*Challenge*
Begin at the first line of the data and copy each line through the one containing "plt.rcParams['font.family'] = ['Liberation", that line included, with no pictures.
____
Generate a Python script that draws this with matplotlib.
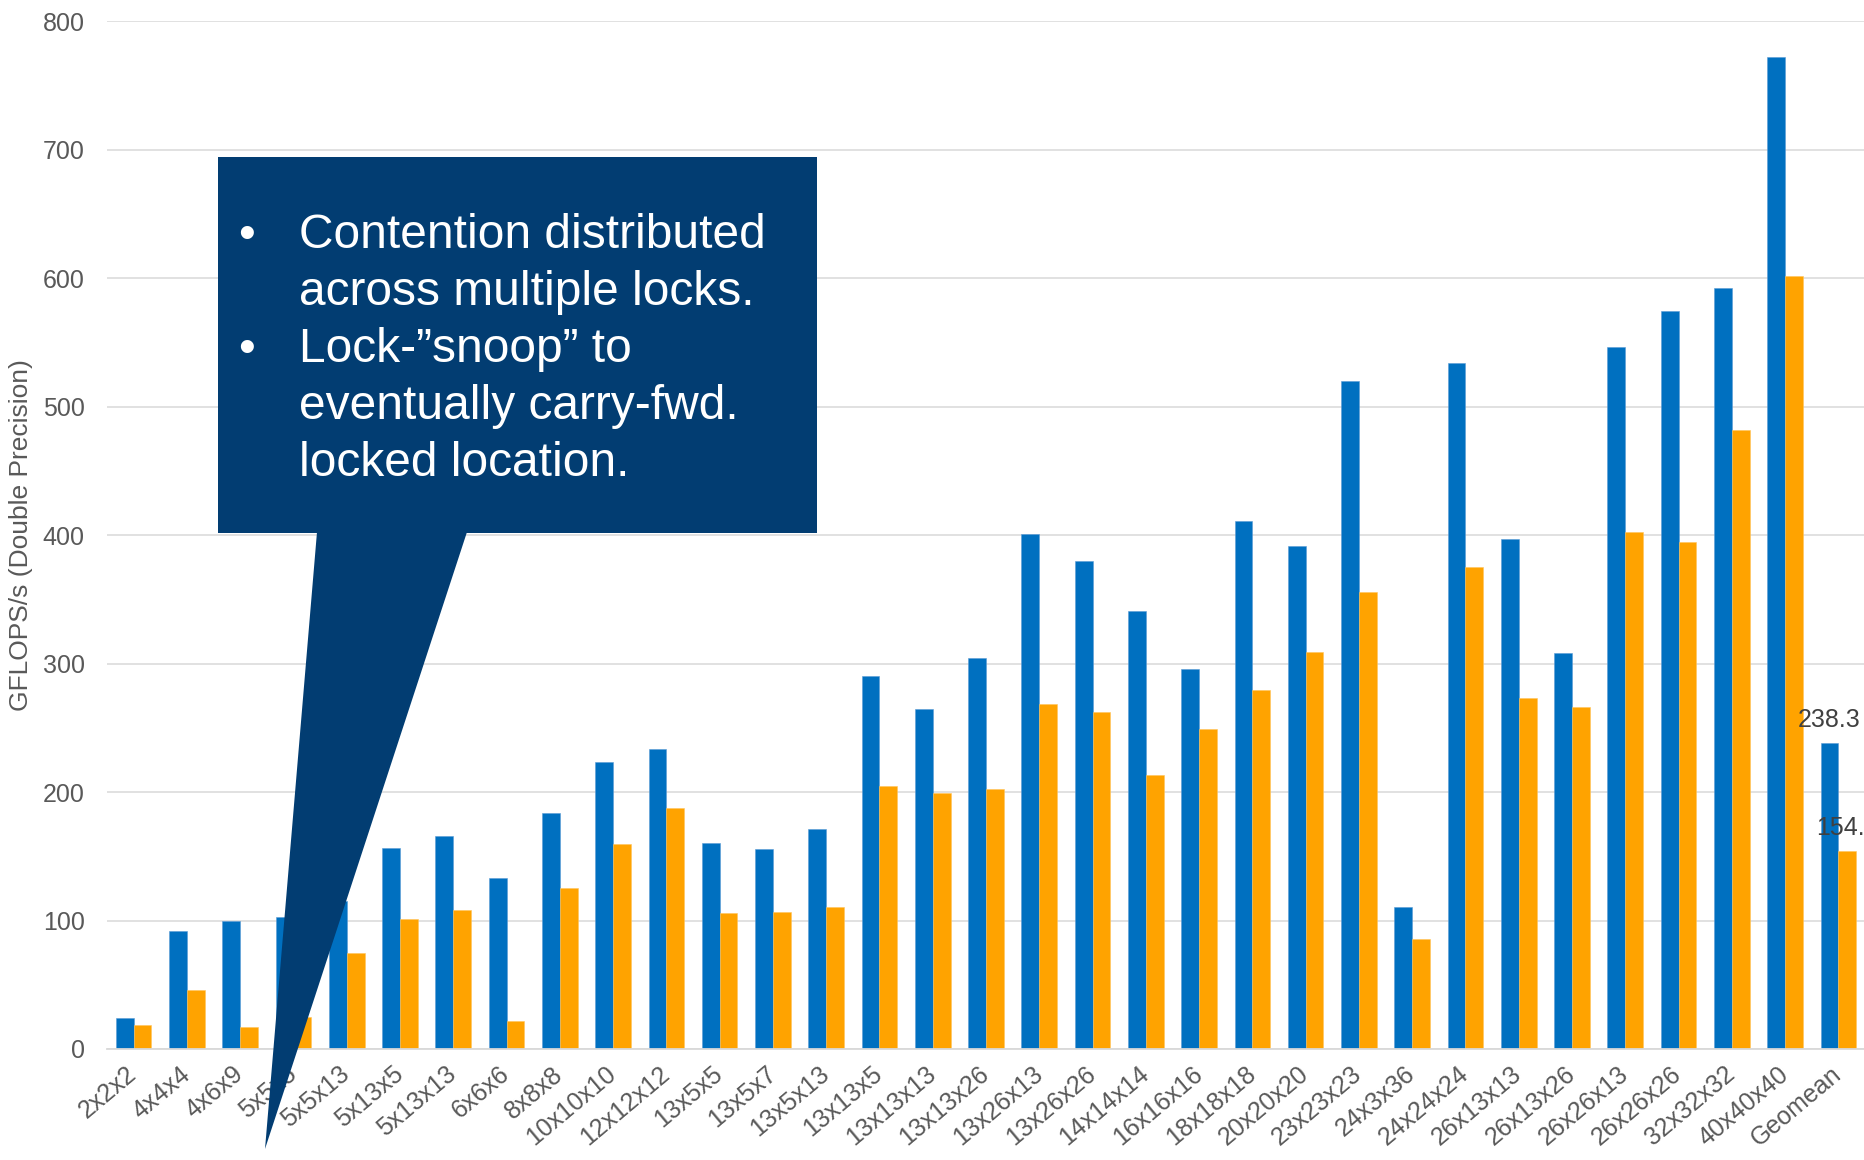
import matplotlib.pyplot as plt
import numpy as np
from matplotlib.patches import Polygon, Rectangle

plt.rcParams['font.family'] = ['Liberation Sans', 'DejaVu Sans']

# problem sizes (M x N x K) plus the geometric mean column
shapes = ['2x2x2', '4x4x4', '4x6x9', '5x5x5', '5x5x13', '5x13x5', '5x13x13',
          '6x6x6', '8x8x8', '10x10x10', '12x12x12', '13x5x5', '13x5x7',
          '13x5x13', '13x13x5', '13x13x13', '13x13x26', '13x26x13',
          '13x26x26', '14x14x14', '16x16x16', '18x18x18', '20x20x20',
          '23x23x23', '24x3x36', '24x24x24', '26x13x13', '26x13x26',
          '26x26x13', '26x26x26', '32x32x32', '40x40x40', 'Geomean']

gflops_blue = [24.4, 91.9, 99.7, 102.6, 115.0, 156.6, 165.7, 133.5, 183.4,
               223.4, 233.4, 160.3, 155.5, 171.1, 290.0, 264.9, 304.3, 400.6,
               379.7, 340.7, 295.5, 411.3, 391.7, 520.4, 110.9, 534.0, 397.4,
               308.3, 546.6, 574.7, 592.1, 772.1, 238.3]

gflops_orange = [18.4, 45.7, 17.1, 25.0, 75.1, 101.0, 108.3, 22.1, 125.2,
                 159.3, 187.3, 105.6, 106.8, 110.3, 204.5, 199.4, 202.5, 268.7,
                 262.0, 213.1, 249.4, 279.2, 309.4, 355.8, 85.7, 375.5, 273.6,
                 266.0, 402.5, 394.7, 481.6, 602.1, 154.0]

labelled = ['Geomean']

W, H = 1865, 1160
fig = plt.figure(figsize=(W / 100, H / 100), dpi=100)
ax = fig.add_axes([107 / W, 1 - 1049 / H, 1 - 107 / W, (1049 - 21.4) / H])

x = np.arange(len(shapes))
w = 0.334
ax.bar(x - w / 2, gflops_blue, w, color='#0070C0', edgecolor='#5B9BD5',
       linewidth=0.4, zorder=2)
ax.bar(x + w / 2, gflops_orange, w, color='#FFA300', edgecolor='#FFC55C',
       linewidth=0.4, zorder=2)

for i, name in enumerate(shapes):
    if name in labelled:
        for xx, v in ((x[i] - w / 2, gflops_blue[i]), (x[i] + w / 2, gflops_orange[i])):
            ax.annotate(f'{v:.1f}', (xx, v), xytext=(0, 8),
                        textcoords='offset points', ha='center', va='bottom',
                        fontsize=18, color='#404040', annotation_clip=False)

ax.set_xlim(-0.5, len(shapes) - 0.5)
ax.set_ylim(0, 800)
ax.set_yticks(np.arange(0, 801, 100))
ax.grid(axis='y', color='#D9D9D9', linewidth=1.1, zorder=0)
ax.set_axisbelow(True)
for side in ['top', 'right', 'left']:
    ax.spines[side].set_visible(False)
ax.spines['bottom'].set_color('#D9D9D9')
ax.spines['bottom'].set_linewidth(1.3)

ax.set_xticks(x)
ax.set_xticklabels(shapes, rotation=40, ha='right', va='center',
                   rotation_mode='anchor')
ax.tick_params(axis='x', length=0, pad=16, labelsize=18, labelcolor='#595959')
ax.tick_params(axis='y', length=0, pad=16, labelsize=18, labelcolor='#595959')

fig.text(21 / W, 1 - 535 / H, 'GFLOPS/s (Double Precision)', rotation=90,
         ha='center', va='center', fontsize=19, color='#595959')


# speech-bubble callout drawn in figure pixels
def fxy(px, py):
    return (px / W, 1 - py / H)


callout = '#023D72'
fig.add_artist(Rectangle(fxy(218, 533), (817 - 218) / W, (533 - 157) / H,
                         transform=fig.transFigure, facecolor=callout,
                         edgecolor='none', zorder=5))
fig.add_artist(Polygon([fxy(317, 532), fxy(467, 532), fxy(265, 1149)],
                       closed=True, transform=fig.transFigure,
                       facecolor=callout, edgecolor='none', zorder=5))

lines = ['Contention distributed', 'across multiple locks.',
         'Lock-\u201dsnoop\u201d to', 'eventually carry-fwd.',
         'locked location.']
baselines = [248, 305, 362, 419, 476]
for txt, by in zip(lines, baselines):
    fig.text(*fxy(299, by), txt, ha='left', va='baseline', fontsize=34.5,
             color='white', zorder=6)
for by in (baselines[0], baselines[2]):
    fig.text(*fxy(246, by), '\u2022', ha='center', va='baseline',
             fontsize=34.5, color='white', zorder=6)

fig.savefig('out.png', dpi=100)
____
*Answer to this exercise*
Generate a Python script that draws this with matplotlib.
import matplotlib.pyplot as plt
import numpy as np
from matplotlib.patches import Polygon, Rectangle

plt.rcParams['font.family'] = ['Liberation Sans', 'DejaVu Sans']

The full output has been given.